#### DATA BLOCK
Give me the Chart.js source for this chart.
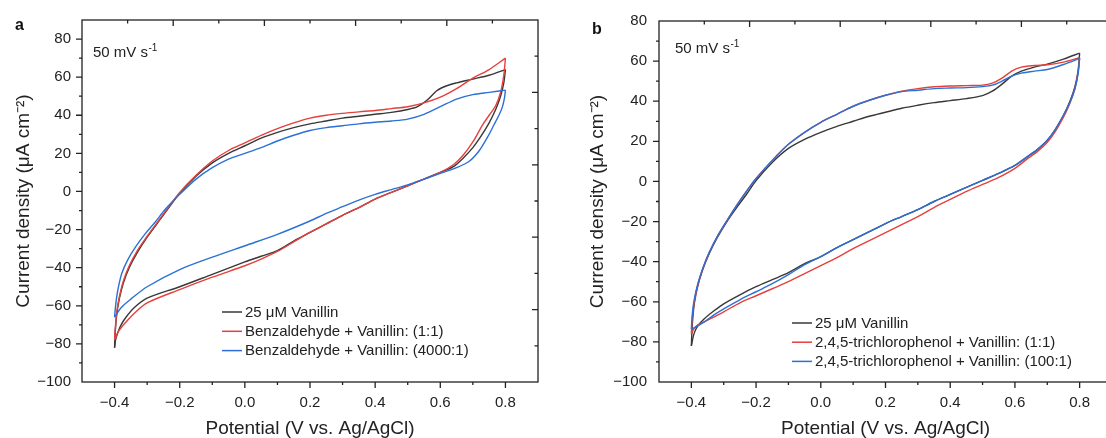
<!DOCTYPE html>
<html>
<head>
<meta charset="utf-8">
<script src="https://cdn.jsdelivr.net/npm/chart.js@4.4.1/dist/chart.umd.min.js"></script>
<style>
  html, body { margin: 0; padding: 0; background: #fff; }
  #wrap { position: relative; width: 1106px; height: 438px; overflow: hidden; background: #fff; }
  canvas { position: absolute; top: 0; }
</style>
</head>
<body>
<div id="wrap">
  <canvas id="chartA" width="560" height="438" style="left:0"></canvas>
  <canvas id="chartB" width="560" height="438" style="left:560px"></canvas>
</div>
<script>
// tick labels
const potentialTicks = [-0.4, -0.2, 0.0, 0.2, 0.4, 0.6, 0.8];
const currentTicks = [-100, -80, -60, -40, -20, 0, 20, 40, 60, 80];

const seriesColors = ["#383838", "#e5403c", "#2b70d6"];
const legendA = ["25 μM Vanillin", "Benzaldehyde + Vanillin: (1:1)", "Benzaldehyde + Vanillin: (4000:1)"];
const legendB = ["25 μM Vanillin", "2,4,5-trichlorophenol + Vanillin: (1:1)", "2,4,5-trichlorophenol + Vanillin: (100:1)"];

// panel a: each loop = forward scan to 0.8 V, then back to -0.4 V
const aVanillinV = [-0.4, -0.398, -0.393, -0.385, -0.373, -0.355, -0.33, -0.3, -0.27, -0.24, -0.2, -0.15, -0.1, -0.05, 0.0, 0.05, 0.1, 0.15, 0.2, 0.25, 0.3, 0.35, 0.4, 0.45, 0.5, 0.53, 0.56, 0.59, 0.62, 0.65, 0.7, 0.75, 0.8,
    0.795, 0.785, 0.77, 0.75, 0.725, 0.7, 0.67, 0.64, 0.6, 0.55, 0.5, 0.45, 0.4, 0.35, 0.3, 0.25, 0.2, 0.15, 0.1, 0.05, 0.0, -0.1, -0.2, -0.3, -0.34, -0.365, -0.38, -0.39, -0.397, -0.4];
const aVanillinI = [-82, -74, -64, -56, -48, -40, -32, -24, -17, -10, -1, 8, 15, 20, 24, 28, 31, 33.5, 35.5, 37, 38.5, 39.5, 40.5, 41.5, 43, 44.5, 48, 53, 55.5, 57, 59, 61, 64,
    57, 50, 43, 36, 29, 23, 17.5, 13, 10, 6.5, 3, -0.5, -4, -8.5, -12.5, -17, -21.5, -26, -31, -34, -37, -43.5, -50, -56, -61, -66, -70, -74, -78, -82];

const aBenz1V = [-0.4, -0.398, -0.393, -0.385, -0.373, -0.355, -0.33, -0.3, -0.27, -0.24, -0.2, -0.15, -0.1, -0.05, 0.0, 0.05, 0.1, 0.15, 0.2, 0.25, 0.3, 0.35, 0.4, 0.45, 0.5, 0.55, 0.6, 0.65, 0.7, 0.75, 0.8,
    0.795, 0.785, 0.77, 0.75, 0.73, 0.7, 0.67, 0.64, 0.6, 0.55, 0.5, 0.45, 0.4, 0.35, 0.3, 0.25, 0.2, 0.15, 0.1, 0.05, 0.0, -0.1, -0.2, -0.3, -0.34, -0.365, -0.38, -0.39, -0.4];
const aBenz1I = [-78, -72, -63, -55, -47, -39, -31, -23.5, -16.5, -9.5, -0.5, 8.5, 16, 21.5, 25.5, 29.5, 33, 36, 38.5, 40, 41, 41.8, 42.5, 43.5, 44.5, 46.5, 49.5, 54, 59.5, 64, 70,
    61, 52, 45, 40, 35, 26, 19, 14, 10, 6.5, 3, -0.5, -4, -8.5, -12.5, -17, -21.5, -26.5, -31.5, -35.5, -39, -45, -51.5, -58.5, -64, -68.5, -71.5, -74, -78];

const aBenz4000V = [-0.4, -0.398, -0.394, -0.388, -0.378, -0.36, -0.335, -0.305, -0.275, -0.245, -0.2, -0.15, -0.1, -0.05, 0.0, 0.05, 0.1, 0.15, 0.2, 0.25, 0.3, 0.35, 0.4, 0.45, 0.5, 0.55, 0.6, 0.65, 0.7, 0.75, 0.8,
    0.797, 0.79, 0.78, 0.765, 0.745, 0.72, 0.69, 0.65, 0.6, 0.55, 0.5, 0.45, 0.4, 0.35, 0.3, 0.25, 0.2, 0.1, 0.0, -0.1, -0.2, -0.3, -0.35, -0.38, -0.4];
const aBenz4000I = [-66, -62, -56, -50, -43, -36, -29, -22, -16, -9.5, -1.5, 6.5, 12.5, 17, 20, 23, 26.5, 29.5, 32, 33.5, 34.5, 35.5, 36.3, 37, 38, 40.5, 44.5, 48.5, 50.8, 52, 53.2,
    49, 44, 40, 35, 28.5, 21.5, 16, 12.5, 9.5, 6.5, 3.5, 1, -1.5, -4.5, -8, -11.5, -15.5, -22.5, -28.5, -34.5, -41, -50, -56.5, -61, -66];

// panel b
const bForwardV = [-0.4, -0.398, -0.395, -0.39, -0.38, -0.365, -0.345, -0.32, -0.29, -0.26, -0.23, -0.2, -0.15, -0.1, -0.05, 0.0, 0.05, 0.1, 0.15, 0.2, 0.25, 0.3, 0.35, 0.4, 0.45, 0.5, 0.53, 0.56, 0.59, 0.62, 0.66, 0.7, 0.75, 0.8];
const bReverseV = [0.795, 0.785, 0.77, 0.75, 0.725, 0.7, 0.67, 0.64, 0.6, 0.55, 0.5, 0.45, 0.4, 0.35, 0.3, 0.25, 0.2, 0.15, 0.1, 0.05, 0.0, -0.05, -0.1, -0.15, -0.2, -0.25, -0.3, -0.33, -0.36, -0.38, -0.392, -0.4];
const bVanillinI = [-82, -74, -67, -60, -52, -44, -36, -28, -20, -13, -6.5, 0.5, 9.5, 16.5, 21, 24.5, 27.5, 30, 32.5, 34.5, 36.5, 38, 39.3, 40.3, 41.3, 42.8, 45, 48.5, 52.5, 55, 57, 58.5, 61, 64,
    55, 47, 40, 33, 26, 20.5, 16, 12.5, 8, 4, 0.5, -3, -6.5, -10, -14, -17.5, -21, -25, -29, -33, -37.5, -41, -45.5, -49, -52.5, -56.5, -61, -64.5, -68.5, -72, -76, -82];
const bTcp1I = [-76, -70, -65, -59, -51.5, -43.5, -35.5, -27.5, -19.5, -12, -5, 1.5, 10.5, 18.5, 24.5, 29.5, 33.5, 37.5, 40.5, 43, 45, 46.3, 47.2, 47.6, 47.8, 48, 49, 51.5, 55, 57, 57.8, 58.2, 59.5, 61.7,
    54, 46, 39, 32, 25, 19.5, 15, 11.5, 6.5, 2, -1.5, -5, -9, -13, -17.5, -21.5, -25.5, -29.5, -33.5, -38, -42, -46, -50, -53.5, -57, -60.5, -65, -67.5, -70, -71.5, -73.5, -76];
const bTcp100I = [-73.6, -68, -63, -58, -51, -43.5, -35.5, -27.5, -19.5, -12, -5, 1.5, 10.5, 18.5, 24.5, 29.5, 33.5, 37.5, 40.5, 43, 44.8, 45.5, 46.3, 46.6, 46.8, 47.3, 48, 50, 52.5, 54, 55, 55.8, 58.3, 61.4,
    53.5, 46, 39.5, 33, 26, 20.5, 16, 12.5, 8, 4, 0.5, -3, -6.5, -10, -14, -17.5, -21, -25, -29, -33, -37.5, -41.5, -46.5, -51, -55, -59, -63.5, -66.5, -70, -72, -73, -73.6];
const bLoopV = bForwardV.concat(bReverseV);

Chart.defaults.font.family = "'Liberation Sans', Arial, sans-serif";
Chart.defaults.color = "#222";

function signed(v, digits) {
    const txt = Math.abs(v).toFixed(digits);
    return (v < 0 ? "\u2212" : "") + txt;
}

// one loop -> two open lines so the turning points stay sharp
function loopDatasets(V, I, color, label, order) {
    const turn = V.indexOf(Math.max(...V));
    const pts = V.map((v, i) => ({x: v, y: I[i]}));
    const common = {
        label: label,
        showLine: true,
        borderColor: color,
        backgroundColor: color,
        borderWidth: 1.4,
        pointRadius: 0,
        tension: 0.3,
        fill: false,
        order: order
    };
    return [
        Object.assign({data: pts.slice(0, turn + 1)}, common),
        Object.assign({data: pts.slice(turn)}, common)
    ];
}

const framePlugin = {
    id: "frame",
    afterDraw(chart, args, opts) {
        const ctx = chart.ctx;
        const a = chart.chartArea;
        const x = chart.scales.x;
        const y = chart.scales.y;
        const w = a.right - a.left;
        const h = a.bottom - a.top;

        ctx.save();
        ctx.strokeStyle = "#222";
        ctx.lineWidth = 1.3;
        ctx.strokeRect(a.left, a.top, w, h);

        ctx.beginPath();
        // bottom: outward, every 0.1 V
        for (let k = Math.round(x.min * 10) + 1; k < Math.round(x.max * 10); k++) {
            const px = x.getPixelForValue(k / 10);
            const len = k % 2 === 0 ? 6 : 3;
            ctx.moveTo(px, a.bottom);
            ctx.lineTo(px, a.bottom + len);
        }
        // left: outward, every 10
        for (let k = Math.round(y.min / 10) + 1; k < Math.round(y.max / 10); k++) {
            const py = y.getPixelForValue(k * 10);
            const len = k % 2 === 0 ? 6 : 3;
            ctx.moveTo(a.left, py);
            ctx.lineTo(a.left - len, py);
        }
        // top and right: inward, tenths of the frame
        for (let i = 1; i < 10; i++) {
            const len = i % 2 === 0 ? 6 : 3.5;
            const px = a.left + w * i / 10;
            ctx.moveTo(px, a.top);
            ctx.lineTo(px, a.top + len);
            const py = a.top + h * i / 10;
            ctx.moveTo(a.right, py);
            ctx.lineTo(a.right - len, py);
        }
        ctx.stroke();

        // legend
        const lg = opts.legend;
        ctx.font = "15px 'Liberation Sans', Arial, sans-serif";
        ctx.textBaseline = "middle";
        ctx.textAlign = "left";
        lg.labels.forEach((label, i) => {
            const ly = lg.y + i * lg.step;
            ctx.strokeStyle = seriesColors[i];
            ctx.lineWidth = 1.5;
            ctx.beginPath();
            ctx.moveTo(lg.x, ly);
            ctx.lineTo(lg.x + 20, ly);
            ctx.stroke();
            ctx.fillStyle = "#222";
            ctx.fillText(label, lg.x + 23, ly + 0.5);
        });

        // scan rate note
        const r = opts.rate;
        ctx.textBaseline = "alphabetic";
        ctx.font = "15px 'Liberation Sans', Arial, sans-serif";
        ctx.fillText("50 mV s", r.x, r.y);
        const rw = ctx.measureText("50 mV s").width;
        ctx.font = "10px 'Liberation Sans', Arial, sans-serif";
        ctx.fillText("-1", r.x + rw + 0.5, r.y - 6);

        // panel letter
        ctx.font = "bold 16px 'Liberation Sans', Arial, sans-serif";
        ctx.fillStyle = "#111";
        ctx.fillText(opts.tag.text, opts.tag.x, opts.tag.y);
        ctx.restore();
    }
};

function makeChart(id, datasets, lay) {
    new Chart(document.getElementById(id), {
        type: "scatter",
        data: { datasets: datasets },
        options: {
            responsive: false,
            animation: false,
            devicePixelRatio: 1,
            layout: { padding: { left: 0, top: lay.top, right: lay.right, bottom: 0 } },
            plugins: {
                legend: { display: false },
                tooltip: { enabled: false },
                frame: { legend: lay.legend, rate: lay.rate, tag: lay.tag }
            },
            scales: {
                x: {
                    type: "linear",
                    min: -0.5,
                    max: 0.9,
                    afterBuildTicks: s => { s.ticks = potentialTicks.map(v => ({ value: v })); },
                    afterFit: s => { s.height = 56; },
                    grid: { display: false, drawTicks: false, tickLength: 0 },
                    border: { display: false },
                    ticks: {
                        padding: 12,
                        autoSkip: false,
                        maxRotation: 0,
                        font: { size: 15 },
                        color: "#222",
                        callback: v => signed(v, 1)
                    },
                    title: {
                        display: true,
                        text: "Potential (V vs. Ag/AgCl)",
                        font: { size: 19, lineHeight: 1 },
                        color: "#222",
                        padding: { top: 0, bottom: 0 }
                    }
                },
                y: {
                    type: "linear",
                    min: -100,
                    max: lay.ymax,
                    afterBuildTicks: s => { s.ticks = currentTicks.map(v => ({ value: v })); },
                    afterFit: s => { s.width = lay.yWidth; },
                    grid: { display: false, drawTicks: false, tickLength: 0 },
                    border: { display: false },
                    ticks: {
                        padding: lay.yPad,
                        autoSkip: false,
                        font: { size: 15 },
                        color: "#222",
                        callback: v => signed(v, 0)
                    },
                    title: {
                        display: true,
                        text: "Current density (μA cm⁻²)",
                        font: { size: 19, lineHeight: 1 },
                        color: "#222",
                        padding: { top: lay.titleX, bottom: 0 }
                    }
                }
            }
        },
        plugins: [framePlugin]
    });
}

makeChart("chartA", [].concat(
    loopDatasets(aVanillinV, aVanillinI, seriesColors[0], legendA[0], 3),
    loopDatasets(aBenz1V, aBenz1I, seriesColors[1], legendA[1], 2),
    loopDatasets(aBenz4000V, aBenz4000I, seriesColors[2], legendA[2], 1)
), {
    top: 18, right: 22, ymax: 90, yWidth: 82, yPad: 11, titleX: 14.5,
    legend: { x: 222, y: 312, step: 19.3, labels: legendA },
    rate: { x: 93, y: 56.5 },
    tag: { text: "a", x: 15, y: 29.5 }
});

makeChart("chartB", [].concat(
    loopDatasets(bLoopV, bVanillinI, seriesColors[0], legendB[0], 3),
    loopDatasets(bLoopV, bTcp1I, seriesColors[1], legendB[1], 2),
    loopDatasets(bLoopV, bTcp100I, seriesColors[2], legendB[2], 1)
), {
    top: 17, right: 8, ymax: 80, yWidth: 99, yPad: 12, titleX: 28.5,
    legend: { x: 232, y: 323, step: 19.2, labels: legendB },
    rate: { x: 115, y: 52.5 },
    tag: { text: "b", x: 32, y: 33.5 }
});
</script>
</body>
</html>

#### EXERCISE AIM
Please extract exactly the lines of the data, from the first through the line containing "-74, -78, -82];", and add no pictures to the copy.

#### OUTPUT BELOW
Give me the Chart.js source for this chart.
<!DOCTYPE html>
<html>
<head>
<meta charset="utf-8">
<script src="https://cdn.jsdelivr.net/npm/chart.js@4.4.1/dist/chart.umd.min.js"></script>
<style>
  html, body { margin: 0; padding: 0; background: #fff; }
  #wrap { position: relative; width: 1106px; height: 438px; overflow: hidden; background: #fff; }
  canvas { position: absolute; top: 0; }
</style>
</head>
<body>
<div id="wrap">
  <canvas id="chartA" width="560" height="438" style="left:0"></canvas>
  <canvas id="chartB" width="560" height="438" style="left:560px"></canvas>
</div>
<script>
// tick labels
const potentialTicks = [-0.4, -0.2, 0.0, 0.2, 0.4, 0.6, 0.8];
const currentTicks = [-100, -80, -60, -40, -20, 0, 20, 40, 60, 80];

const seriesColors = ["#383838", "#e5403c", "#2b70d6"];
const legendA = ["25 μM Vanillin", "Benzaldehyde + Vanillin: (1:1)", "Benzaldehyde + Vanillin: (4000:1)"];
const legendB = ["25 μM Vanillin", "2,4,5-trichlorophenol + Vanillin: (1:1)", "2,4,5-trichlorophenol + Vanillin: (100:1)"];

// panel a: each loop = forward scan to 0.8 V, then back to -0.4 V
const aVanillinV = [-0.4, -0.398, -0.393, -0.385, -0.373, -0.355, -0.33, -0.3, -0.27, -0.24, -0.2, -0.15, -0.1, -0.05, 0.0, 0.05, 0.1, 0.15, 0.2, 0.25, 0.3, 0.35, 0.4, 0.45, 0.5, 0.53, 0.56, 0.59, 0.62, 0.65, 0.7, 0.75, 0.8,
    0.795, 0.785, 0.77, 0.75, 0.725, 0.7, 0.67, 0.64, 0.6, 0.55, 0.5, 0.45, 0.4, 0.35, 0.3, 0.25, 0.2, 0.15, 0.1, 0.05, 0.0, -0.1, -0.2, -0.3, -0.34, -0.365, -0.38, -0.39, -0.397, -0.4];
const aVanillinI = [-82, -74, -64, -56, -48, -40, -32, -24, -17, -10, -1, 8, 15, 20, 24, 28, 31, 33.5, 35.5, 37, 38.5, 39.5, 40.5, 41.5, 43, 44.5, 48, 53, 55.5, 57, 59, 61, 64,
    57, 50, 43, 36, 29, 23, 17.5, 13, 10, 6.5, 3, -0.5, -4, -8.5, -12.5, -17, -21.5, -26, -31, -34, -37, -43.5, -50, -56, -61, -66, -70, -74, -78, -82];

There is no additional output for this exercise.